Volgens vaste rechtspraak van het Hof van Justitie (zie onder meer het arrest van 11 juli 2002, Käserei Champignon Hoffmeister GMBh & Co, C-210/00, punt 79) moet het begrip overmacht inzake landbouwverordeningen aldus worden uitgelegd, dat het inhoudt dat zich abnormale en onvoorziene omstandigheden hebben voorgedaan, die vreemd zijn aan degene die zich erop beroept en waarvan de gevolgen, in weerwil van alle mogelijke voorzorgen niet hadden kunnen worden vermeden. Het ligt in beginsel op de weg van appellant om te bewijzen dat zich een dergelijke situatie voordoet.

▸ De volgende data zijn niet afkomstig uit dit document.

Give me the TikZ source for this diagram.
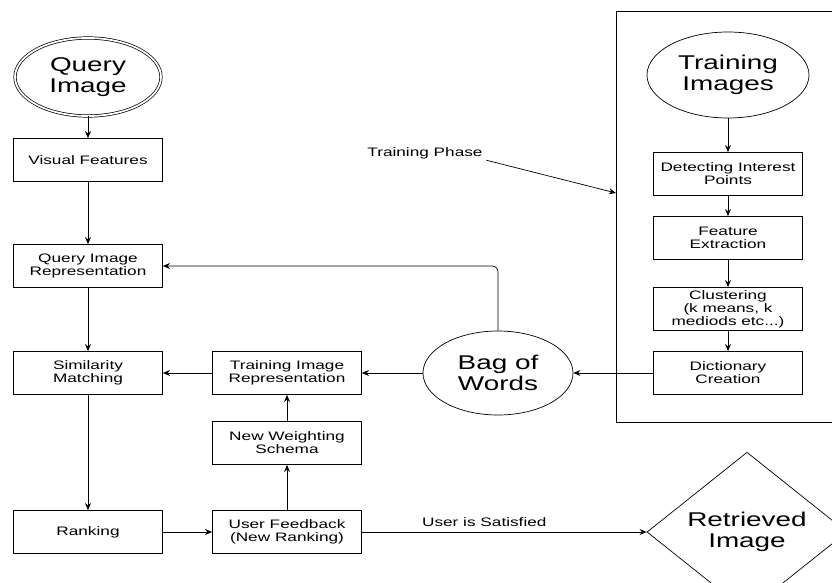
\documentclass[tikz,border=0pt]{standalone}
\usepackage{fontspec}
\setmainfont[FakeStretch=1.4]{Liberation Sans}
\usetikzlibrary{arrows.meta,shapes.geometric}
\tikzset{
  box/.style={draw, minimum width=4.47cm, minimum height=1.29cm, align=center,
    inner sep=0pt, font=\fontsize{10.5}{11}\selectfont},
  bigtext/.style={draw, align=center, inner sep=0pt, font=\fontsize{17}{18.5}\selectfont},
  lbl/.style={font=\fontsize{10.5}{11}\selectfont, inner sep=1pt},
  flow/.style={-{Stealth[length=6pt,width=5pt]}},
}

\begin{document}
\begin{tikzpicture}[x=0.03cm, y=-0.03cm, line width=0.6pt]
\clip (0,0) rectangle (832,583);

% query side
\node[bigtext, ellipse, double, double distance=1.5pt, minimum width=4.38cm, minimum height=2.34cm] (query) at (88,77) {Query\\Image};
\node[box] (vis) at (88,160) {Visual Features};
\node[box] (qir) at (88,266) {Query Image\\Representation};
\node[box] (sim) at (88,373) {Similarity\\Matching};
\node[box] (rank) at (88,532) {Ranking};

% feedback column
\node[box] (tir) at (287,373) {Training Image\\Representation};
\node[box] (nws) at (287,443) {New Weighting\\Schema};
\node[box] (ufb) at (287,532) {User Feedback\\(New Ranking)};

\node[bigtext, ellipse, minimum width=4.5cm, minimum height=2.52cm] (bow) at (498,373) {Bag of\\Words};
\node[bigtext, diamond, minimum width=6cm, minimum height=3.36cm] (ret) at (747,532) {Retrieved\\Image};

% training phase
\draw (616,11) rectangle (860,422);
\coordinate (phaseedge) at (616,193);
\node[lbl] (phaselbl) at (425,153) {Training Phase};
\node[bigtext, ellipse, minimum width=4.86cm, minimum height=2.58cm] (train) at (728,75) {Training\\Images};
\node[box] (dip) at (728,174) {Detecting Interest\\Points};
\node[box] (fex) at (728,238) {Feature\\Extraction};
\node[box] (clu) at (728,309) {Clustering\\(k means, k\\mediods etc...)};
\node[box] (dic) at (728,373) {Dictionary\\Creation};

% connectors
\draw[flow] (query) -- (vis);
\draw[flow] (vis) -- (qir);
\draw[flow] (qir) -- (sim);
\draw[flow] (sim) -- (rank);
\draw[flow] (rank) -- (ufb);
\draw[flow] (ufb) -- (nws);
\draw[flow] (nws) -- (tir);
\draw[flow] (tir) -- (sim);
\draw[flow] (bow) -- (tir);
\draw[flow, rounded corners=5pt] (bow.north) |- (qir.east);
\draw[flow] (ufb) -- node[lbl, above=3pt, pos=0.43] {User is Satisfied} (ret.west);

\draw[flow] (train) -- (dip);
\draw[flow] (dip) -- (fex);
\draw[flow] (fex) -- (clu);
\draw[flow] (clu) -- (dic);
\draw[flow] (dic) -- (bow);
\draw[flow] ([xshift=2pt]phaselbl.south east) -- (phaseedge);
\end{tikzpicture}
\end{document}
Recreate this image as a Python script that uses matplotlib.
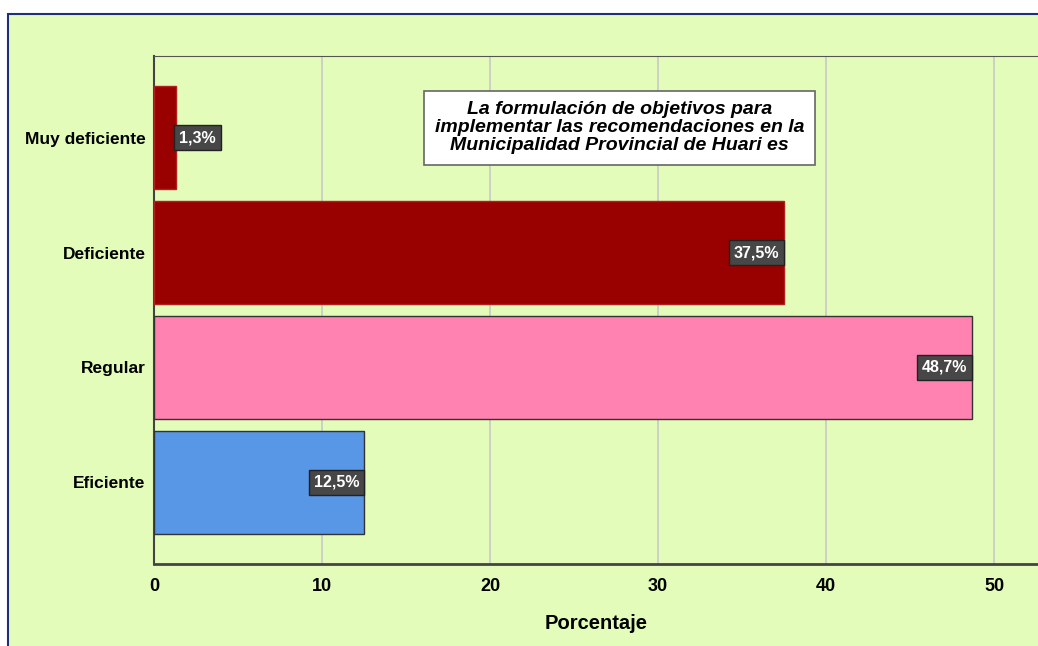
import matplotlib.pyplot as plt
from matplotlib.patches import Rectangle

categorias = ['Muy deficiente', 'Deficiente', 'Regular', 'Eficiente']
porcentajes = [1.3, 37.5, 48.7, 12.5]
etiquetas = ['1,3%', '37,5%', '48,7%', '12,5%']
colores = ['#990000', '#990000', '#FF82B0', '#5896E6']
bordes = ['#B02020', '#B02020', '#333333', '#333333']
xticks = [0, 10, 20, 30, 40, 50]
titulo = 'La formulación de objetivos para\nimplementar las recomendaciones en la\nMunicipalidad Provincial de Huari es'

plt.rcParams['font.family'] = ['Liberation Sans', 'DejaVu Sans']

fig = plt.figure(figsize=(10.38, 6.46), dpi=100)
fig.patch.set_facecolor('white')
bg = '#E3FCB9'
fig.patches.append(Rectangle((8 / 1038, -0.1), 1.2, 1 - 14 / 646 + 0.1,
                             transform=fig.transFigure, facecolor=bg,
                             edgecolor='#1F2F7A', linewidth=1.5, zorder=-1))

ax = fig.add_axes([154 / 1038, 1 - 564 / 646, 1 - 154 / 1038, (564 - 56) / 646])
ax.set_zorder(1)
ax.set_facecolor(bg)

y = list(range(len(categorias)))
ax.barh(y, porcentajes, height=0.9, color=colores, edgecolor=bordes, linewidth=1, zorder=3)

for i, (v, t) in enumerate(zip(porcentajes, etiquetas)):
    caja = dict(boxstyle='square,pad=0.3', facecolor='#474747', edgecolor='#222222', linewidth=1)
    if v < 5:
        ax.text(v + 0.2, i, t, ha='left', va='center', color='white', fontsize=11.5,
                fontweight='bold', zorder=5, bbox=caja)
    else:
        ax.text(v - 0.3, i, t, ha='right', va='center', color='white', fontsize=11.5,
                fontweight='bold', zorder=5, bbox=caja)

ax.set_ylim(3.71, -0.71)
ax.set_xlim(0, 52.6)
ax.set_yticks(y)
ax.set_yticklabels(categorias, fontsize=12.5, fontweight='bold')
ax.set_xticks(xticks)
ax.set_xticklabels([str(x) for x in xticks], fontsize=13, fontweight='bold')
ax.tick_params(axis='y', length=0, pad=6)
ax.tick_params(axis='x', length=0, pad=10)

for x in xticks[1:]:
    ax.axvline(x, color='#C8C8C8', linewidth=1.2, zorder=1)

ax.spines['right'].set_visible(False)
ax.spines['top'].set_color('#555555')
ax.spines['left'].set_color('#444444')
ax.spines['bottom'].set_color('#444444')
ax.spines['left'].set_linewidth(1.5)
ax.spines['bottom'].set_linewidth(2)

ax.set_xlabel('Porcentaje', fontsize=14.5, fontweight='bold', labelpad=14)

ax.text(27.7, -0.084, titulo, ha='center', va='center', fontsize=14, fontweight='bold',
        fontstyle='italic', linespacing=1.08, zorder=6,
        bbox=dict(boxstyle='square,pad=0.55', facecolor='white', edgecolor='#666666', linewidth=1.2))

fig.savefig('out.png', dpi=100, facecolor=fig.get_facecolor())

Vooropgesteld moet worden dat het verzenden van de aanvraag per post en het niet aangetekend verzenden van de aanvraag is een keuze van appellant, voor welke keuze hij ook de verantwoordelijkheid draagt. Een onvolkomenheid in de postbezorging – die incidenteel voorkomt – kan niet beschouwd worden als een omstandigheid die vreemd is aan degene die van de post gebruik maakt. Een dergelijke omstandigheid levert dan ook geen overmacht op.
5.3 Het beroep dient gelet op het voorgaande ongegrond te worden verklaard.
Het College acht geen termen aanwezig voor een proceskostenvergoeding met toepassing van artikel 8:75 van de Algemene wet bestuursrecht.